Et puis, de l’autre côté, il y a la réalité humaine, qui échappe sans cesse aux prévisions des chiffres. Cette réalité humaine à la fois toujours un peu décevante, mais aussi tellement surprenante, où la personne et la relation prennent le pas sur la logique des chiffres, sur l’efficacité et la rentabilité. C’est l’autre face du génie humain, qui le rend à la fois si imprévisible et si attachant.
Or, que nous le voulions ou non, ces deux modalités s’enchevêtrent de manière inextricable dans l’existence de chacun d’entre nous. L’expert comptable le plus rigoureux et le plus performant pourra toujours tomber amoureux, et le poète ou le peintre de renom essayeront de tirer le meilleur prix de la vente de leurs oeuvres! Toute existence humaine, quelle qu’elle soit, ne peut échapper à ces deux logiques.

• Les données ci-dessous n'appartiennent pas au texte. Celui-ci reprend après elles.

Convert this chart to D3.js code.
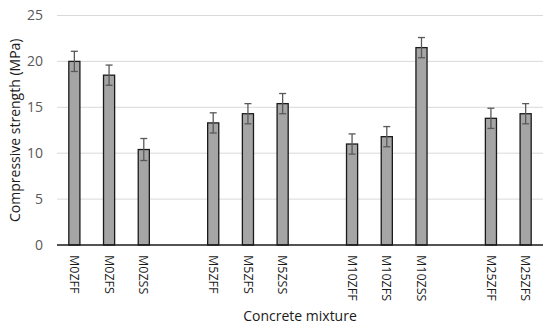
<!DOCTYPE html>
<html>
<head>
<meta charset="utf-8">
<script src="https://cdn.jsdelivr.net/npm/d3@7"></script>
<style>
  body { margin: 0; background: #fff; }
  text { font-family: "Open Sans", "Liberation Sans", sans-serif; }
</style>
</head>
<body>
<svg id="chart" width="550" height="328"></svg>
<script>
// categories, "" = empty slot between groups
let mixtures = ["M0ZFF", "M0ZFS", "M0ZSS", "", "M5ZFF", "M5ZFS", "M5ZSS", "",
                "M10ZFF", "M10ZFS", "M10ZSS", "", "M25ZFF", "M25ZFS"]
let strength = [20.0, 18.5, 10.4, null, 13.3, 14.3, 15.4, null,
                11.0, 11.8, 21.5, null, 13.8, 14.3]
let errors = [1.1, 1.1, 1.2, null, 1.1, 1.1, 1.1, null,
              1.1, 1.1, 1.1, null, 1.1, 1.1]
let yTicks = [0, 5, 10, 15, 20, 25]

const svg = d3.select("#chart")
const plotL = 57, plotR = 543, plotT = 15.5, plotB = 245

const x = d3.scaleBand()
    .domain(d3.range(mixtures.length))
    .range([plotL, plotR])
    .paddingInner(0.68)
    .paddingOuter(0.34)

const y = d3.scaleLinear().domain([0, 25]).range([plotB, plotT])

// gridlines
svg.append("g").selectAll("line")
    .data(yTicks.filter(t => t > 0))
    .enter().append("line")
    .attr("x1", plotL).attr("x2", plotR)
    .attr("y1", d => y(d)).attr("y2", d => y(d))
    .attr("stroke", "#d9d9d9").attr("stroke-width", 1)

// y axis labels
const yAxis = svg.append("g")
    .attr("transform", `translate(${plotL},0)`)
    .call(d3.axisLeft(y).tickValues(yTicks).tickSize(0).tickPadding(14))
yAxis.select(".domain").remove()
yAxis.selectAll("text").attr("fill", "#595959").style("font-size", "14px")

const data = mixtures.map((m, i) => ({ i: i, name: m, v: strength[i], e: errors[i] }))
    .filter(d => d.v != null)

// bars
svg.append("g").selectAll("rect")
    .data(data)
    .enter().append("rect")
    .attr("x", d => x(d.i))
    .attr("y", d => y(d.v))
    .attr("width", x.bandwidth())
    .attr("height", d => y(0) - y(d.v))
    .attr("fill", "#a5a5a5")
    .attr("stroke", "#1a1a1a")
    .attr("stroke-width", 1.3)

// error bars
const cx = d => x(d.i) + x.bandwidth() / 2
const eb = svg.append("g").selectAll("g")
    .data(data)
    .enter().append("g")
    .attr("stroke", "#595959").attr("stroke-width", 1.3)
eb.append("line")
    .attr("x1", cx).attr("x2", cx)
    .attr("y1", d => y(d.v - d.e)).attr("y2", d => y(d.v + d.e))
eb.append("line")
    .attr("x1", d => cx(d) - 3.5).attr("x2", d => cx(d) + 3.5)
    .attr("y1", d => y(d.v + d.e)).attr("y2", d => y(d.v + d.e))
eb.append("line")
    .attr("x1", d => cx(d) - 3.5).attr("x2", d => cx(d) + 3.5)
    .attr("y1", d => y(d.v - d.e)).attr("y2", d => y(d.v - d.e))

// x axis line
svg.append("line")
    .attr("x1", plotL).attr("x2", plotR)
    .attr("y1", plotB).attr("y2", plotB)
    .attr("stroke", "#1a1a1a").attr("stroke-width", 1.3)

// category labels, rotated
svg.append("g").selectAll("text")
    .data(data)
    .enter().append("text")
    .attr("transform", d => `translate(${cx(d)},255) rotate(90)`)
    .attr("dy", "0.35em")
    .attr("fill", "#1a1a1a")
    .style("font-size", "12.5px")
    .text(d => d.name)

// axis titles
svg.append("text")
    .attr("x", (plotL + plotR) / 2).attr("y", 321)
    .attr("text-anchor", "middle")
    .attr("fill", "#1a1a1a")
    .style("font-size", "14px")
    .text("Concrete mixture")

svg.append("text")
    .attr("transform", `translate(15,${(plotT + plotB) / 2}) rotate(-90)`)
    .attr("text-anchor", "middle")
    .attr("dy", "0.35em")
    .attr("fill", "#1a1a1a")
    .style("font-size", "14px")
    .text("Compressive strength (MPa)")
</script>
</body>
</html>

Contrairement à ce que nous pourrions penser, Jésus ne choisit nullement entre l’une et l’autre de ces deux perspectives. Son gérant manque de rigueur, mais il n’en est pas moins inventif pour tirer son épingle du jeu. Au fond, Jésus ne nous invite ni à jouer à l’ange, ni à faire la bête. Bien au contraire, en mettant en valeur la capacité d’adaptation humaine, il nous laisse entendre que le Royaume de Dieu fait aussi appel à toutes les ressources du génie humain. La logique du donnant-donnant et du strict respect des règles ne suffit pas! Car personne ne peut mériter le Royaume.
Mais Jésus va encore plus loin. La réussite matérielle, la compétence, le talent sous toutes ses formes, l’argent, sont certes utiles, mais ce ne sont que des moyens. Ils sont au service d’une fin qui les dépasse tous. Etre chrétien ne signifie pas mépriser les dons naturels que nous avons reçus, ou les moyens dont nous disposons, mais plutôt les mettre au service d’une fin qui dépasse l’horizon de ce monde.
Les talents que nous avons reçus ne sont pas simplement faits pour nous assurer une bonne place au soleil. Ils sont au service d’une réalité bien plus précieuse et plus profonde. Un choix s’impose donc, de manière radicale, à chacun d’entre nous. Car nous finissons toujours par ressembler à ce que nous chérissons. En remettant l’argent à sa juste place, Jésus déploie devant nos yeux la perspective véritable de toute existence humaine. Dans la confusion, qui parfois nous aveugle, il remet de l’ordre et de la clarté. Toute la création est au service de l’homme, mais l’homme ne peut trouver son bonheur qu’au delà de lui-même.